Lessons From The Dancing Master


Untitled Sketch from The Dancing Master Series
The question of Influence and Inspiration.


Three weeks after the intensity of New York, the false cheer of several fundraisers to aid the flood relief after Hurricane Irene, and the complications of multiple family birthday celebrations, I am back in my studio, facing my own work. There is no avoiding the issue of why I am an artist when all the introspective thought I allow here in this space comes galloping at me as I settle in at my work table.
I come from a very artistic family, with professional artists of many generations on both sides, cousins, siblings,nephews. Nearly exclusively they were or are working at the representational end of the realism/abstraction spectrum.

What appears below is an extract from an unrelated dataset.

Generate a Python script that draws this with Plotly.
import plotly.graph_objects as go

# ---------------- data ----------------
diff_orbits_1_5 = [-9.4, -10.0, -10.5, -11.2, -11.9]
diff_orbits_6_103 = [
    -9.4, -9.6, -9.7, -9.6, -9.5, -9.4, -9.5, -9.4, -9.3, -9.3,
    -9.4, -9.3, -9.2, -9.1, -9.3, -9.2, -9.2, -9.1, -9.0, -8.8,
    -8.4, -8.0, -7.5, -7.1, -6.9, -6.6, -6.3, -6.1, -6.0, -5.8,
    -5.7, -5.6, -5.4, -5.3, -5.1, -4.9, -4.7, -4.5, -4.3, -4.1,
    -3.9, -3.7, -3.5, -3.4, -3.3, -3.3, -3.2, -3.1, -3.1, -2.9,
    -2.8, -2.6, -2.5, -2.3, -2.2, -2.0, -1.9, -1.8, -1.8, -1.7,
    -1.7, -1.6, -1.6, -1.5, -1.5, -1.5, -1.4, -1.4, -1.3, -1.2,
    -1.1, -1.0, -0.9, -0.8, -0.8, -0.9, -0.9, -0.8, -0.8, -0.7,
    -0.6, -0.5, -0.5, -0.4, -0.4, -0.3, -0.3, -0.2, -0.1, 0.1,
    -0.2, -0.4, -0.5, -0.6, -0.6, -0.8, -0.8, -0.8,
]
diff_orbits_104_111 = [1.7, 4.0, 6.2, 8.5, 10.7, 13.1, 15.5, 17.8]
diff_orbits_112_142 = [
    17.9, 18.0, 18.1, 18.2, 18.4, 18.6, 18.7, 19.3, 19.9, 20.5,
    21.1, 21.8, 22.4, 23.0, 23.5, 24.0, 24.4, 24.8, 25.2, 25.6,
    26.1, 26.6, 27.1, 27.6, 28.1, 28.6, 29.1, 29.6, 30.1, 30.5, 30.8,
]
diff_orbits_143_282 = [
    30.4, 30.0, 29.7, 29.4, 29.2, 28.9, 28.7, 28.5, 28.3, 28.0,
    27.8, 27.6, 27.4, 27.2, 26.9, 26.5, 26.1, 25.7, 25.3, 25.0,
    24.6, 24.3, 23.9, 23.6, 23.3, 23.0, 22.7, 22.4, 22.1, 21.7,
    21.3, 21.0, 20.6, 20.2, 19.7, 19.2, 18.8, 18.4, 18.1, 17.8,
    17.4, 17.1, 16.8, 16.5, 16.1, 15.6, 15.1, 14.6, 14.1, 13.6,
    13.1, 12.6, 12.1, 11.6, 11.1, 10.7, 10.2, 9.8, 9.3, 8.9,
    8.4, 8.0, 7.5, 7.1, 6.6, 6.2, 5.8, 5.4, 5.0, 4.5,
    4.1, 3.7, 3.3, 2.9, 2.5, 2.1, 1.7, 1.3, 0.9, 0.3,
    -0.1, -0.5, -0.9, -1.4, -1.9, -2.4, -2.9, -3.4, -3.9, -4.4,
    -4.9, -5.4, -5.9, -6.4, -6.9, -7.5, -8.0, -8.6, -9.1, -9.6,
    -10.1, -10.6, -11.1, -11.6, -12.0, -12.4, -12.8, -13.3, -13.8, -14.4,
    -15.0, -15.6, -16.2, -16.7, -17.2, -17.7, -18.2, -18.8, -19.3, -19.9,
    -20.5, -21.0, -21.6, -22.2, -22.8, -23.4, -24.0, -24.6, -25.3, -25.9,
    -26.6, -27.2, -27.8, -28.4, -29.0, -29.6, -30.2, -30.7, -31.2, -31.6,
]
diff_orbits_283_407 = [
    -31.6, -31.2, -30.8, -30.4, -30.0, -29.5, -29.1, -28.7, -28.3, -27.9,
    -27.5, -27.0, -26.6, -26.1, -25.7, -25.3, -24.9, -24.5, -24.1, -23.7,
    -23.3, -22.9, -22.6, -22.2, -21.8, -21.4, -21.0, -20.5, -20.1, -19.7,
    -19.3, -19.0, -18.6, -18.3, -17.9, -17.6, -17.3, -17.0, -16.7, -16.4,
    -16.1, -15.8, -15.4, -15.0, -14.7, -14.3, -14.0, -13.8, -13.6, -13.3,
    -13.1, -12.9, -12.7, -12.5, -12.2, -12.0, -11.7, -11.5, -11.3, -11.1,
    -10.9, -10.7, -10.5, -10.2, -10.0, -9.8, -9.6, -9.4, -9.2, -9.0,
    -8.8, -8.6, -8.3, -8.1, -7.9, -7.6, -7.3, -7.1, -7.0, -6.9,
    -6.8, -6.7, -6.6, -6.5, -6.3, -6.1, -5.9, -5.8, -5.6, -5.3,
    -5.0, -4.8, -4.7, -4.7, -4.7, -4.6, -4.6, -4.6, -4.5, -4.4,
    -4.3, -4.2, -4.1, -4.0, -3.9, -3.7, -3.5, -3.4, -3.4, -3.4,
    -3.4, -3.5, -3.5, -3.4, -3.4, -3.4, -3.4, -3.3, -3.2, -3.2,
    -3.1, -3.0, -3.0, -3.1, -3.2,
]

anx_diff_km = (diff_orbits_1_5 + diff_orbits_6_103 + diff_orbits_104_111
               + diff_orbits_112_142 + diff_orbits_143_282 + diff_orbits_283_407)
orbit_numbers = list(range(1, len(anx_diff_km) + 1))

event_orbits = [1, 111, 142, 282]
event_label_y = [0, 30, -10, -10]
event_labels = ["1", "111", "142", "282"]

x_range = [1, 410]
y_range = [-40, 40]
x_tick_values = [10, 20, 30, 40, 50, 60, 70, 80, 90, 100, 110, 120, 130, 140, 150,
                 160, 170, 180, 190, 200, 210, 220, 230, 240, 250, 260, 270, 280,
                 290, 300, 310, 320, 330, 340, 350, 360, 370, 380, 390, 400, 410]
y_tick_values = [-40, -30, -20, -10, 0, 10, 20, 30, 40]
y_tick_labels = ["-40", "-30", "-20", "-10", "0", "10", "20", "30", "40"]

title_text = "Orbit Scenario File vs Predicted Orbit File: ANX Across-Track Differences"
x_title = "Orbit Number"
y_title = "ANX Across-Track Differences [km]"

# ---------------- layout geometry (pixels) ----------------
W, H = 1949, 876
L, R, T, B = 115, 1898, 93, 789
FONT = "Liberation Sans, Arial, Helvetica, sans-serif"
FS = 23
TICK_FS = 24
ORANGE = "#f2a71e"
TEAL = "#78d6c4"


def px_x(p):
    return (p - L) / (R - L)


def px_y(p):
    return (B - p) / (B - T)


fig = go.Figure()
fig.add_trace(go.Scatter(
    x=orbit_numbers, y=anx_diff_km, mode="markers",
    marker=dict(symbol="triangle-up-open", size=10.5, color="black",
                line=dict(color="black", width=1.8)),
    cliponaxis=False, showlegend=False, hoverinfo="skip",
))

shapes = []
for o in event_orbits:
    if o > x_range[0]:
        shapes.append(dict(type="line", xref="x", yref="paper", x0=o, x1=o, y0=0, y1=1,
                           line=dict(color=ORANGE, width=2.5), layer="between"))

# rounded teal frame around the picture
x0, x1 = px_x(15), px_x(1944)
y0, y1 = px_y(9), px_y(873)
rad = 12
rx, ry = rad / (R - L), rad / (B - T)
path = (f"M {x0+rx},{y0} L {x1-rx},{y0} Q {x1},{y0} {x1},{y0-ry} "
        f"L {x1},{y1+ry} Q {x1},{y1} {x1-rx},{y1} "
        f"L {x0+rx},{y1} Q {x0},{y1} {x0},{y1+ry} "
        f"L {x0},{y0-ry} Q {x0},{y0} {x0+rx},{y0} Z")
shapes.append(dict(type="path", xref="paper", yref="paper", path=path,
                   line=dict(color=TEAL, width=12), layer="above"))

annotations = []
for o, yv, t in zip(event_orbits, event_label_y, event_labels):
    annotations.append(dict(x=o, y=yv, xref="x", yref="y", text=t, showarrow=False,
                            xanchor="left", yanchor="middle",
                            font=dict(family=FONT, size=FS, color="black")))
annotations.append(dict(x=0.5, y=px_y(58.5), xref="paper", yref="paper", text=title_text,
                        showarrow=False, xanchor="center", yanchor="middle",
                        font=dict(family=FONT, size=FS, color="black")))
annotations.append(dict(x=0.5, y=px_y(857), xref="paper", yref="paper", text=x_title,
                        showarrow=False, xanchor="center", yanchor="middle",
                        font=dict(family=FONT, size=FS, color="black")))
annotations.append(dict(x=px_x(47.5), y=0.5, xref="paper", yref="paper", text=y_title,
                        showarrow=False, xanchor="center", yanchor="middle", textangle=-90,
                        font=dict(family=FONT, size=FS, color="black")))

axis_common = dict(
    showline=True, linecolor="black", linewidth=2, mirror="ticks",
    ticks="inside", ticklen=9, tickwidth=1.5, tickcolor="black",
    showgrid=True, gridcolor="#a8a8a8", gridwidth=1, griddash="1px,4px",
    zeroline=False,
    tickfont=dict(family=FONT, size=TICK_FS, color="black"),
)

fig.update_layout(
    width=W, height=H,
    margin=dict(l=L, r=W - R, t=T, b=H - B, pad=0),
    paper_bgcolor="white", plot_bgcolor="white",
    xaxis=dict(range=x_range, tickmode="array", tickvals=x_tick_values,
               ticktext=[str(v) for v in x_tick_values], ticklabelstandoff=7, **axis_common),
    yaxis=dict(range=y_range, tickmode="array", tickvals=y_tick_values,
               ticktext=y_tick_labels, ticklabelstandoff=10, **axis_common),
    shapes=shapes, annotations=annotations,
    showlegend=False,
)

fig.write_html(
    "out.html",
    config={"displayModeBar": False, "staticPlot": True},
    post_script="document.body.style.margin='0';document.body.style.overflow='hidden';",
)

I have always known I was an artist, but I didn't really start painting until I was in my twenties, in my last semester of college, and after many drawing and printmaking classes. It took a while, and many frustrating classes before I realized I was most influenced by landscape, longer still to give up trying to paint en plein aire. 

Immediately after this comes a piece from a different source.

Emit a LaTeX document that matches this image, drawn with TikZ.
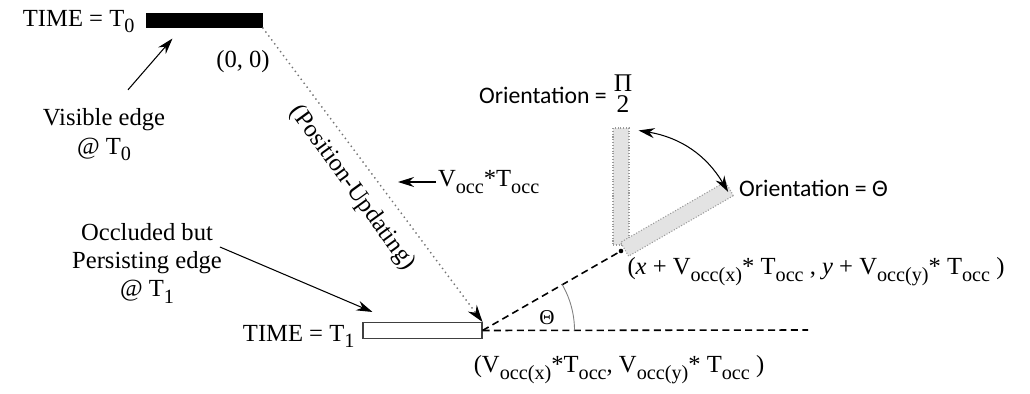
\documentclass[tikz,border=0pt]{standalone}
\usepackage{fontspec}
\setmainfont{Liberation Serif}
\newfontfamily\calib{Carlito}
\usetikzlibrary{arrows.meta,calc}
\newcommand{\lowsub}[1]{\raisebox{-0.6ex}{\fontsize{11.5}{12}\selectfont #1}}
\tikzset{
  >={Stealth[length=3.2mm,width=2mm]},
  lbl/.style={font=\fontsize{14}{16}\selectfont, inner sep=1pt, align=center},
  orilbl/.style={font=\fontsize{13.5}{15}\selectfont, inner sep=1pt, anchor=west},
  edgebar/.style={draw, line width=0.6pt, inner sep=0pt},
  ghostbar/.style={draw=gray!80, densely dotted, fill=gray!22, line width=0.6pt,
    inner sep=0pt, minimum width=0.32cm},
  pointer/.style={->, line width=0.6pt},
  track/.style={-{Stealth[length=3.4mm,width=2.2mm,black]}, gray!90!black, dotted, line width=0.8pt},
  guide/.style={dashed, line width=0.9pt, dash pattern=on 4pt off 2.5pt},
}
\begin{document}
\begin{tikzpicture}[x=0.02cm, y=-0.02cm]
\useasboundingbox (0,0) rectangle (1030,394);

% ---------- edge at T0 ----------
\node[edgebar, fill=black, minimum width=2.3cm, minimum height=0.26cm] (bar0) at (204.5,20.5) {};
\node[lbl, anchor=east] (t0) at ($(bar0.west)+(-10,1)$) {TIME = T\lowsub{0}};
\node[lbl] (orig) at (243,62) {(0, 0)};
\node[lbl] (vis) at (104,135) {Visible edge\\@ T\lowsub{0}};

% ---------- edge at T1 ----------
\node[edgebar, draw=black!75, fill=white, minimum width=2.38cm, minimum height=0.32cm] (bar1) at (422.5,330.5) {};
\node[lbl, anchor=east] (t1) at ($(bar1.west)+(-6,6)$) {TIME = T\lowsub{1}};
\node[lbl] (occ) at (147,263) {Occluded but\\Persisting edge\\@ T\lowsub{1}};
\node[lbl] (bot) at (619,370) {(V\lowsub{occ(x)}*T\lowsub{occ}, V\lowsub{occ(y)}* T\lowsub{occ} )};

% ---------- update ----------
\node[lbl, rotate=-54] (upd) at (352,188) {(Position-Updating)};
\node[lbl, anchor=west] (vt) at (436,182) {V\lowsub{occ}*T\lowsub{occ}};
\coordinate (vtip) at (398,182);

% ---------- orientation ----------
\coordinate (pivot) at (621,251);
\coordinate (horizon) at (808,330);
\node[ghostbar, minimum height=2.34cm] (vbar) at (621,186.5) {};
\node[ghostbar, minimum height=2.42cm, rotate=-60] (sbar) at (677,219) {};
\node[orilbl] (ori1) at (477,97) {{\calib Orientation =}\hspace{4pt}{\fontsize{14.5}{15}\selectfont\begin{tabular}{@{}c@{}}Π\\[-3pt]2\end{tabular}}};
\node[orilbl] (ori2) at (737,188) {\calib Orientation = Θ};
\node[lbl] (pos) at (816,272) {(\textit{x} + V\lowsub{occ(x)}* T\lowsub{occ} , \textit{y} + V\lowsub{occ(y)}* T\lowsub{occ} )};
\node[lbl, font=\fontsize{12}{14}\selectfont] (th) at (547,318) {Θ};

% ---------- connectors ----------
\draw[pointer] ($(vis.north)+(24,-17)$) -- ($(bar0.south west)+(26,11)$);
\draw[pointer] ($(occ.east)+(-4,-16)$) -- ($(bar1.north west)+(10,-10)$);
\draw[track] (bar0.south east) -- (bar1.north east);
\draw[pointer] (vt.west) -- (vtip);
\draw[guide] (bar1.east) -- (horizon);
\draw[guide] (bar1.east) -- (pivot);
\fill (pivot) circle[radius=1.3pt];
\draw[gray, line width=0.5pt] ($(bar1.east)+(1.84cm,0)$) arc[start angle=0, end angle=30, radius=1.84cm];
\draw[<->, line width=0.6pt] ($(vbar.north east)+(9,3)$) to[bend left=25] ($(sbar.north east)+(-6,-4)$);
\end{tikzpicture}
\end{document}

I try to walk and hike in nature often. Only recently I have been bringing along the small camera I bought last year to take photos of work I saw in New York. The idea of recording things visually in photographs is very new and foreign to me. I have very few until recently, and there is a swath of nearly 2 decades of my life were there are virtually no photographs of me or my life at all. The  idea of actively seeking out and capturing the inspiration for my work seems even more foreign. For most of my career I have only known what I was interested in by looking at my paintings.